There’s a lot to learn from Loblaws decision to sell less attractively shaped fruit and vegetables for 30 per cent less than their more stylish counterparts on the other side of the produce runway.
Loblaws is not only the leading supermarket in Canada. It’s also a retailing pioneer that draws on the marketing knowhow of a multi-billion dollar global empire of trend-setting products in parent company Weston’s stable of brands, retailers and processors — one of which is French Intermarché, who successfully launched the whole trend of selling disfigured food a year ago.
Some of what’s revealed by the sale of what Loblaws now packages as “naturally imperfect” produce is a lot uglier than the bumpy potatoes, apples and carrots that have heretofore suffered exclusion from the food supply.

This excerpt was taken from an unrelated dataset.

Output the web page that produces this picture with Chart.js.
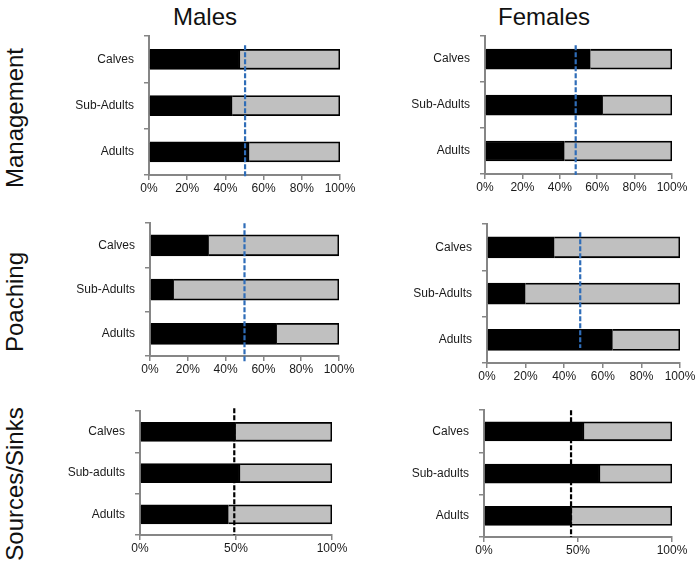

First, like most things in life, food is all about perspective.
The consumer perspective, central to supermarket success, starts at the main entrance where the eye immediately catches the produce aisle to the right. Produce is almost always placed there to create an illusion in shoppers’ minds that they have just entered a safe, healthy and abundant place — not a department store where candied cereals, over-salted soups and sugary mixes and drinks are positioned where “eye level is buy level.”
The brand is quicker than the eye.
The wandering and whimsical eye, not the brain, is what supermarkets count on engaging, even if it requires distortion of the shape, size and look of real fruits and vegetables — with looks that have been manipulated in a version of photo-shopping and primping akin to what happens to supermodels.
Appearances can be deceiving. Some foods, most notably Florida’s all-red tomatoes, are purely designed to duplicate a warm summer color in a winter iceberg salad. Tomatoes gain their perfect color inside a truck, since they were picked green, before the red was brought on by ripening under the sun. According to Barry Eastabrook, author of the acclaimed Tomatoland, Florida’s tomatoes have few, if any, nutrients that their bright colouring suggests.
What we see is not always what we get. Sometimes we buy more than is needed. Small apples never made it to the shelf until now, for example, because apples are sold by the pound. Small kids with small mouths might like small apples — indeed, many kids in Ontario enjoy the small apples donated to schools by farmers sickened by the idea of land-filling perfectly tasty and nutritious apples. But they don’t make the right ring at the cash register.
Sometimes, we get more than we bargain-shop for, as is often the case with blemish-free apples grown in humid areas such as Ontario or Nova Scotia. As often as not, such apples have a perfect complexion because they’ve been doused with fungicides that eliminate the nasty-looking, but otherwise harmless, blotches caused by fungi, which thrive in humid climates.
Shiny produce, much like shoes, may owe their shine to wax, which seals in otherwise-volatile petrochemicals sprayed on their skin.
Looks can sometimes kill, our eyes rarely tell us.
The second reality revealed by Loblaws change of mind about naturally shaped produce is the absence of any government or any other force (a vigilant consumer-rights charity, for example) charged with protecting the public interest.
Food companies externalize their brightly-colored and blemish-free marketing costs onto the general public.
This happens in one of two ways. Any additional health costs from unnecessary herbicides or fungicides, or from produce bred for appearance at the expense of nutrition, are inflicted on individuals who become sick, and on taxpayers who pick up the tab for healthcare.
The financial costs of land-filling food rejected for cosmetic reasons, as well as plasticized packages chosen because they tempt and prompt shoppers (as distinct from simpler packages that protect food from damage during storage or transit) are picked up by municipal taxpayers. The environmental costs of such dumping are picked up by who-knows-who, as landfills starved of oxygen give off methane emitted by rotting produce — some 20 times more potent from a global warming standpoint than carbon dioxide.
Although governments are missing in action, a big positive is worth noting.
This is a victory for the young and under-resourced food movement.
I know the value of the food movement’s impact because of personal experience.
In 1999, Rod MacRae, Lori Stahlbrand and I wrote a non-bestseller, Real Food for a Change, which exposed, among other things, the waste imposed on the food system by cosmetic rejection of food. Not a blip was stirred.
In 2002, I worked with Bob Spencer, then with the Ontario Association of Food Banks to establish a million-dollar kitchen that could convert what we called “cosmetically challenged food” into carrot juice, apple sauce and mashed potatoes and more — enough to feed all who came to food banks in Ontario with food that looked and tasted great. Top chefs volunteered to supervise the cooking, and regular staffing was provided by youth previously at-risk of homelessness — a measure that led a federal civil servant in charge of homelessness to fund the million-dollar kitchen.
Other than that, not one government or corporation donated one dime, and the project floundered without a peep of protest.
Little more than a decade later, and food movement education about the authenticity and integrity of real food and the scandal of food waste when a billion people are starving, have broken through the silence.
Not to take away anything from credit due to the Loblaws-Weston initiative, the credit needs to go to a movement as yet without much in the way of power or resources, but with many important stories to tell.